Wednesday 16 September 2015

The Nonconsensual Use of Bodies in Political Atmospheres



Last week I found the comparison of the bodies of Indigenous women’s to bodies of land referenced in the Simpson lecture/Consmo reading to be not only interesting but also incredibly applicable to a number of other situations. With that analogy, being the vulnerability of land allowing it to be taken and/or extracted from without consent much like human bodies, I wanted to bring up another example of such “phenomenons” that is also extremely relevant and extremely infuriating. I can imagine that the majority of people in this class know about the circumstances over in Syria resulting in the current refugee crisis. Circumstances that, for what I’ve noticed at least, seem to have recently become more and more pressing in the media. After the picture of a young Syrian boy’s lifeless body washed up on the shore was all over Facebook, Twitter, and most major social media platforms and news outlets, there was an unmissable outcry. It was only after the body of this boy, a body that solely belonged to him before it was used to gain international sympathy, was there an outburst over the dispossession of Syrian citizens. I can’t really express the range of emotions and overall confusion I felt when I saw that picture but the discussion in class helped me refine my thoughts to articulate how inconceivably wrong and inappropriate I believe the sharing of this image was.

Was it okay that this child’s body was exploited in order to acquire worldwide distress and awareness? It worked, so does that legitimize it? Justify it?

When we broke up into smaller groups to discuss, my group centralized on how the “women and children” argument used to perpetrate sympathy in certain situations is one phrase that is overused tenfold. Yes, the bodies of women and children matter but it is ironic when in Canada, the lives of aboriginal women and children are constantly looked at as a problem, and structural violence is the unspoken act against that “problem”. The bodies of women and children, whether in Canada or in Syria, are used without their consent alive or dead. They may be plastered on national news with raging headlines to evoke a response or swept under the rug, their names not even whispered by the federal government. My initial feelings are screaming that the world only cares when there’s a body and when they cannot escape the image of that body. The voices of family and loved ones are finally heard but only when there is a body. Sure, that picture may represent what is happening on a larger scale and bring more attention to an already massively acknowledged issue, but I cannot shake the hollowness of this in it’s entirety. I would really like to hear someone else’s thoughts on the topic!

1 comment:

  1. Abigail, I really liked a lot of the points that you made in this post, especially about the photograph of the Syrian boy that covered so much of the worlds social media and news channels. While I agree that this photo was used to successfully “spark” national interest/protest, I also wonder if there would have been such the national reaction if the Syrian boy’s body had not been photographed, or if it had been a middle aged Syrian man? Would people have mourned over the thousands of other refugee’s that had lost their lives if there had not been, as you describe, the image of the boy’s body that they could not escape? I would hope that there would be, but the other thousands of refugees that die each year says otherwise.

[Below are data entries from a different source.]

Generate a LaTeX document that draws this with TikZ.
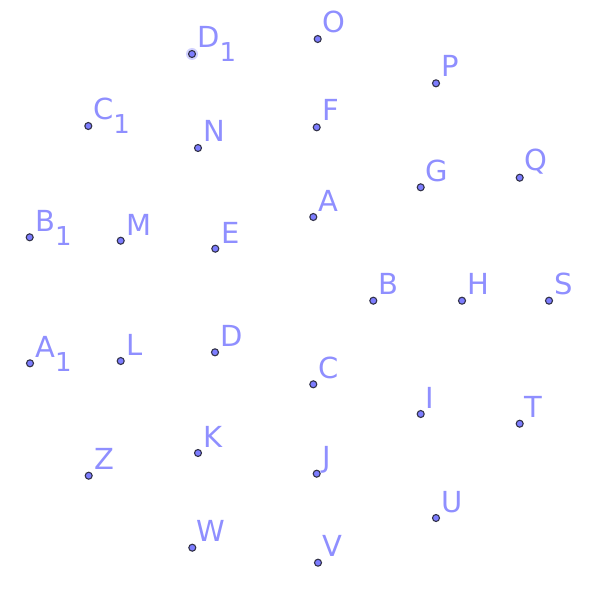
\documentclass[tikz,border=0pt]{standalone}
\usepackage{fontspec}
\setmainfont{DejaVu Sans}
\usepackage{tikz}
\definecolor{lilac}{HTML}{8F8FFF}
\definecolor{dotfill}{HTML}{7D7DFF}
\definecolor{rim}{HTML}{33334A}
\newcommand{\lowidx}[1]{\raisebox{-14pt}{\fontsize{26}{26}\selectfont #1}}

\begin{document}
\begin{tikzpicture}[
  x=1pt, y=-1pt,
  pt/.style={circle, draw=rim, fill=dotfill, line width=1.1pt,
             minimum size=7pt, inner sep=0pt},
  halo/.style={circle, fill=lilac!40, minimum size=12pt, inner sep=0pt},
  tag/.style={anchor=base west, inner sep=0pt, text=lilac,
              font=\fontsize{29}{29}\selectfont},
]
\useasboundingbox (0,0) rectangle (596,588);

% top row
\node[halo] (D1-h) at (192,54) {};
\node[pt] (D1) at (192,54) {};
\node[tag] (D1-l) at (197,48) {D\lowidx{1}};
\node[pt] (O) at (317.7,39) {};
\node[tag] (O-l) at (322,33) {O};
\node[pt] (P) at (436,83.3) {};
\node[tag] (P-l) at (441,77) {P};

\node[pt] (C1) at (88.3,126) {};
\node[tag] (C1-l) at (93,120) {C\lowidx{1}};
\node[pt] (N) at (198,148) {};
\node[tag] (N-l) at (203,142) {N};
\node[pt] (F) at (316.7,127.3) {};
\node[tag] (F-l) at (322,121) {F};
\node[pt] (G) at (420.7,187.3) {};
\node[tag] (G-l) at (425,181) {G};
\node[pt] (Q) at (519.7,177.7) {};
\node[tag] (Q-l) at (524,171) {Q};

\node[pt] (A) at (313.3,217) {};
\node[tag] (A-l) at (318,211) {A};
\node[pt] (B1) at (29.7,237.3) {};
\node[tag] (B1-l) at (35,231) {B\lowidx{1}};
\node[pt] (M) at (120.7,240.7) {};
\node[tag] (M-l) at (126,235) {M};
\node[pt] (E) at (215.3,248.7) {};
\node[tag] (E-l) at (221,243) {E};

% middle row
\node[pt] (B) at (373.3,300.7) {};
\node[tag] (B-l) at (378,294.5) {B};
\node[pt] (H) at (462,300.7) {};
\node[tag] (H-l) at (467,294.5) {H};
\node[pt] (S) at (549,300.7) {};
\node[tag] (S-l) at (554,294.5) {S};

\node[pt] (A1) at (30,363.3) {};
\node[tag] (A1-l) at (35,357) {A\lowidx{1}};
\node[pt] (L) at (120.7,361) {};
\node[tag] (L-l) at (126,355) {L};
\node[pt] (D) at (215,352.3) {};
\node[tag] (D-l) at (220,346) {D};
\node[pt] (C) at (313.3,384.3) {};
\node[tag] (C-l) at (318,378) {C};

% bottom rows
\node[pt] (I) at (420.7,414) {};
\node[tag] (I-l) at (425,408) {I};
\node[pt] (T) at (519.7,423.7) {};
\node[tag] (T-l) at (524,417.5) {T};
\node[pt] (Z) at (88.7,475.7) {};
\node[tag] (Z-l) at (94,469.5) {Z};
\node[pt] (K) at (198,453) {};
\node[tag] (K-l) at (203,447) {K};
\node[pt] (J) at (316.7,473.7) {};
\node[tag] (J-l) at (322,467.5) {J};
\node[pt] (U) at (436,518) {};
\node[tag] (U-l) at (441,512) {U};
\node[pt] (W) at (192.3,547.7) {};
\node[tag] (W-l) at (196,541.5) {W};
\node[pt] (V) at (318,562.7) {};
\node[tag] (V-l) at (322,556.5) {V};
\end{tikzpicture}
\end{document}
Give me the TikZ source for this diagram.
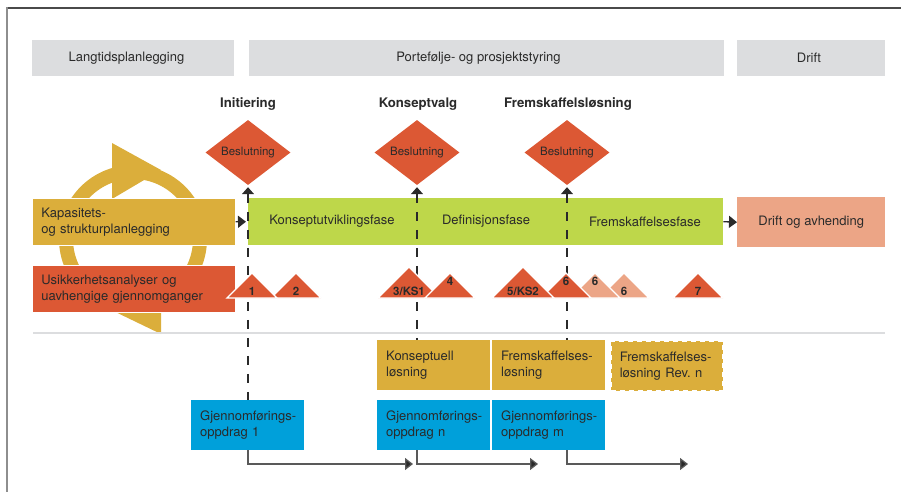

    Another issue that you bring up is the use of the phrase, “the women and children” as being problematic. The use of this phrase during combat tends to bring about more sympathy for the innocent lives lost at war. This however I agree is very different when it comes to Indigenous women and children, who are not seen as innocent. Unfortunately, even though we are not at war here in Canada, Indigenous women have to continuously fight for their oppression's to be merely recognized in our society.